Kitty, Daisy & Lewis, The Ruby Lounge, Manchester

Three highly competent and incredibly confident musicians.

“Journalists will see what you’re wearing and then describe the music they think you play from that,” asserts middle-child Lewis Durham, with guarded cynicism. “If we suddenly went onstage with pink Mohicans and nose rings they wouldn’t call us rockabilly,” he quips while pre-quiff backstage in Manchester.

Although this colourful picture is somewhat hard to imagine, its rebellious connotations are not to be taken lightly. In front of us sits a trio striving for self-determination, keen to depart from 2008’s highly acclaimed debut. Eight out of ten tracks on the previous record were cover versions which these siblings had been surrounded by since being knee high to a double bass. “My dad would just sit us on his knee and start playing,” explains Kitty, the youngest at 18-years-old. “We had to get away from the perception the covers created,” adds older sister, Daisy.
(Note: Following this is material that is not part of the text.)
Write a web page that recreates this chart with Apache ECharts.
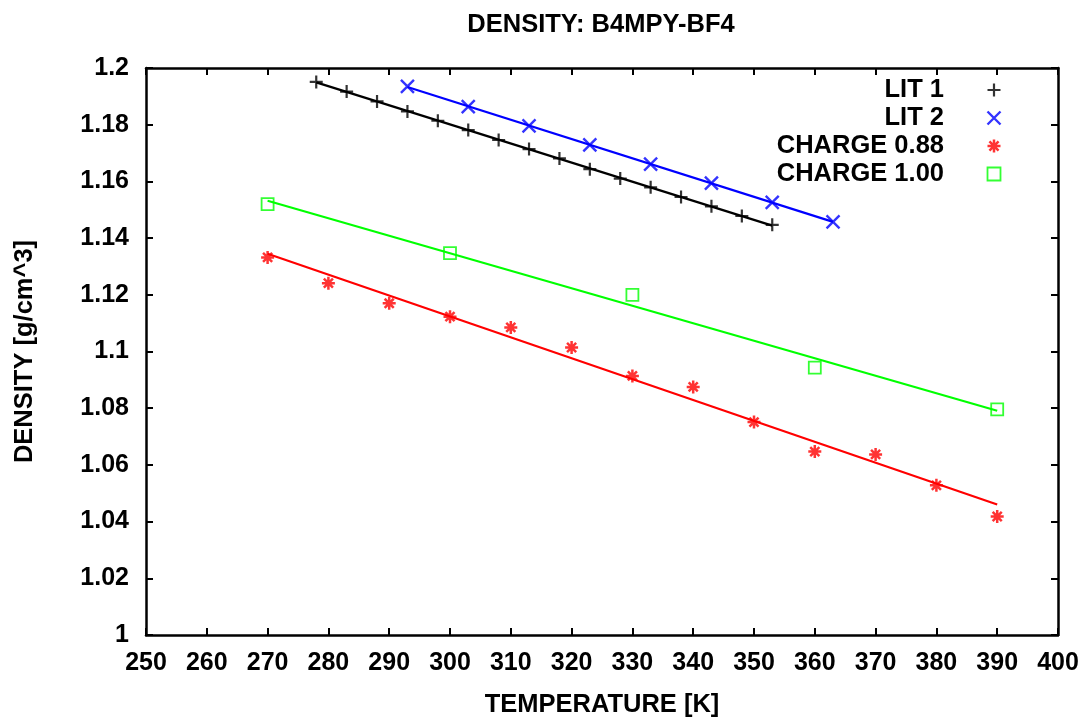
<!DOCTYPE html>
<html>
<head>
<meta charset="utf-8">
<title>Density B4MPY-BF4</title>
<script src="https://cdn.jsdelivr.net/npm/echarts@6/dist/echarts.min.js"></script>
<style>
  html, body { margin: 0; padding: 0; background: #ffffff; }
  #chart { width: 1087px; height: 719px; }
</style>
</head>
<body>
<div id="chart"></div>
<script>
// Literature set 1
const lit1T = [278, 283, 288, 293, 298, 303, 308, 313, 318, 323, 328, 333, 338, 343, 348, 353];
const lit1Rho = [1.1951, 1.1917, 1.1882, 1.1847, 1.1814, 1.1781, 1.1746, 1.1714, 1.1681, 1.1643, 1.1610, 1.1579, 1.1545, 1.1512, 1.1478, 1.1447];

// Literature set 2
const lit2T = [293, 303, 313, 323, 333, 343, 353, 363];
const lit2Rho = [1.1935, 1.1864, 1.1796, 1.1729, 1.1661, 1.1594, 1.1526, 1.1457];

// Simulations, charge scaling 0.88
const charge088T = [270, 280, 290, 300, 310, 320, 330, 340, 350, 360, 370, 380, 390];
const charge088Rho = [1.1332, 1.1241, 1.1170, 1.1123, 1.1085, 1.1014, 1.0914, 1.0875, 1.0751, 1.0647, 1.0637, 1.0528, 1.0418];

// Simulations, full charge
const charge100T = [270, 300, 330, 360, 390];
const charge100Rho = [1.1520, 1.1347, 1.1200, 1.0943, 1.0796];

const seriesNames = ['LIT 1', 'LIT 2', 'CHARGE 0.88', 'CHARGE 1.00'];
const seriesColors = ['#000000', '#0000ff', '#ff0000', '#00ff00'];

// Point shapes (gnuplot style: plus, cross, star, open square)
const SYM_PLUS = 'path://M5 0L5 10M0 5L10 5';
const SYM_CROSS = 'path://M0 0L10 10M10 0L0 10';
const SYM_STAR = 'path://M5 0L5 10M0 5L10 5M1.5 1.5L8.5 8.5M8.5 1.5L1.5 8.5';
const SYM_SQUARE = 'path://M0 0L10 0L10 10L0 10Z';
const symbols = [SYM_PLUS, SYM_CROSS, SYM_STAR, SYM_SQUARE];
const symbolSizes = [13, 13, 13, 12];
const strokeWidths = [2.2, 2.4, 2.5, 1.8];

const FONT = '"Liberation Sans", Arial, sans-serif';

function pairs(xs, ys) {
  return xs.map((x, i) => [x, ys[i]]);
}

// Least-squares straight line over the range of the data
function fitLine(xs, ys) {
  const n = xs.length;
  const mx = xs.reduce((a, b) => a + b, 0) / n;
  const my = ys.reduce((a, b) => a + b, 0) / n;
  let sxy = 0, sxx = 0;
  for (let i = 0; i < n; i++) {
    sxy += (xs[i] - mx) * (ys[i] - my);
    sxx += (xs[i] - mx) * (xs[i] - mx);
  }
  const b = sxy / sxx;
  const a = my - b * mx;
  const x0 = Math.min(...xs), x1 = Math.max(...xs);
  return [[x0, a + b * x0], [x1, a + b * x1]];
}

const datasets = [
  [lit1T, lit1Rho],
  [lit2T, lit2Rho],
  [charge088T, charge088Rho],
  [charge100T, charge100Rho]
];

const series = [];
datasets.forEach(([xs, ys], i) => {
  series.push({
    name: seriesNames[i] + ' fit',
    type: 'line',
    data: fitLine(xs, ys),
    showSymbol: false,
    silent: true,
    lineStyle: { color: seriesColors[i], width: 2.2 },
    z: 2
  });
});
datasets.forEach(([xs, ys], i) => {
  series.push({
    name: seriesNames[i],
    type: 'scatter',
    data: pairs(xs, ys),
    symbol: symbols[i],
    symbolSize: symbolSizes[i],
    itemStyle: { color: 'none', borderColor: seriesColors[i], borderWidth: strokeWidths[i] },
    z: 3
  });
});

// One legend block per entry so the labels stay right-aligned against their samples
const legendRowTops = [77, 105, 133, 161];
const legends = seriesNames.map((name, i) => ({
  data: [{
    name: name,
    icon: symbols[i],
    itemStyle: { color: 'none', borderColor: seriesColors[i], borderWidth: strokeWidths[i] }
  }],
  orient: 'vertical',
  align: 'right',
  right: 84,
  top: legendRowTops[i],
  padding: 0,
  itemWidth: 90,
  itemHeight: 13,
  selectedMode: false,
  textStyle: { fontFamily: FONT, fontWeight: 'bold', fontSize: 25.5, lineHeight: 24, color: '#000' }
}));

const axisLineStyle = { color: '#000', width: 2.5 };
const tickStyle = { show: true, inside: true, length: 7, lineStyle: { color: '#000', width: 2 } };

const option = {
  backgroundColor: '#ffffff',
  animation: false,
  title: {
    text: 'DENSITY: B4MPY-BF4',
    left: 601,
    top: 13,
    padding: 0,
    textAlign: 'center',
    textStyle: { fontFamily: FONT, fontWeight: 'bold', fontSize: 25.5, lineHeight: 24, color: '#000' }
  },
  legend: legends,
  grid: { left: 146, right: 29, top: 68, bottom: 84, containLabel: false, outerBoundsMode: 'none' },
  xAxis: [
    {
      type: 'value', min: 250, max: 400, interval: 10, position: 'bottom',
      name: 'TEMPERATURE [K]', nameLocation: 'middle', nameGap: 57,
      nameTextStyle: { fontFamily: FONT, fontWeight: 'bold', fontSize: 25.5, color: '#000' },
      axisLine: { show: true, onZero: false, lineStyle: axisLineStyle },
      axisTick: tickStyle,
      axisLabel: { margin: 16, fontFamily: FONT, fontWeight: 'bold', fontSize: 25, color: '#000' },
      splitLine: { show: false }
    },
    {
      type: 'value', min: 250, max: 400, interval: 10, position: 'top',
      axisLine: { show: true, onZero: false, lineStyle: axisLineStyle },
      axisTick: tickStyle,
      axisLabel: { show: false },
      splitLine: { show: false }
    }
  ],
  yAxis: [
    {
      type: 'value', min: 1, max: 1.2, interval: 0.02, position: 'left',
      name: 'DENSITY [g/cm^3]', nameLocation: 'middle', nameGap: 108,
      nameTextStyle: { fontFamily: FONT, fontWeight: 'bold', fontSize: 25.5, color: '#000' },
      axisLine: { show: true, onZero: false, lineStyle: axisLineStyle },
      axisTick: tickStyle,
      axisLabel: { margin: 17, fontFamily: FONT, fontWeight: 'bold', fontSize: 25, color: '#000' },
      splitLine: { show: false }
    },
    {
      type: 'value', min: 1, max: 1.2, interval: 0.02, position: 'right',
      axisLine: { show: true, onZero: false, lineStyle: axisLineStyle },
      axisTick: tickStyle,
      axisLabel: { show: false },
      splitLine: { show: false }
    }
  ],
  series: series
};

const chart = echarts.init(document.getElementById('chart'), null, { renderer: 'canvas' });
chart.setOption(option);
</script>
</body>
</html>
Recently released, ‘Smoking In Heaven’, is their first foray into song-writing.

The black-and-white artwork of 2008 has been left behind in favour of a Technicolour sleeve in which all members hold cigarettes. Facial expressions are impaired by plumes of white smoke, in an image hazy not with nostalgia, but an assertion of adulthood. In the dressing room too, language used is more fitting of the aforementioned punk rock Mohican and certainly makes this no place for children. “Sometimes I think are these songs any good or are they shit,” asks Lewis, in one of many frank answers.

The projected maturity is only stifled when their parents (also backing musicians), enter the room. “Daaad, Get out,” moans Lewis at one interruption. “When people write about us they all say the same thing, they’re this age - they’ll say that first - and then they’ll say they’re a family, they went to school and play rockabilly,” he articulates while being once again disturbed by an intrusion. This time it’s mother of the family, Ingrid, who enters. “I know you’re going to bollock me but I need my bag,” she searches.

Onstage there is no question about who is in control. The three highly competent and incredibly confident musicians swap instruments around, where other bands may well pass herbal smokes. What is striking about tonight is not just the command Kitty, Daisy and Lewis have over their audience, but the conviction with which new lyrics are sung. ‘I’m Going Back’ sees Daisy wrestling with alcoholism, “one more shot to hit the spot, maybe a couple more… Let me hit the floor,” she rasps. Lewis stares defiantly into the crowd while forcefully bemoaning a relationship breakdown during ‘Don’t Make A Fool Out Of Me’, and as the spotlight hits a suited frame, it’s his father who is in the shadow.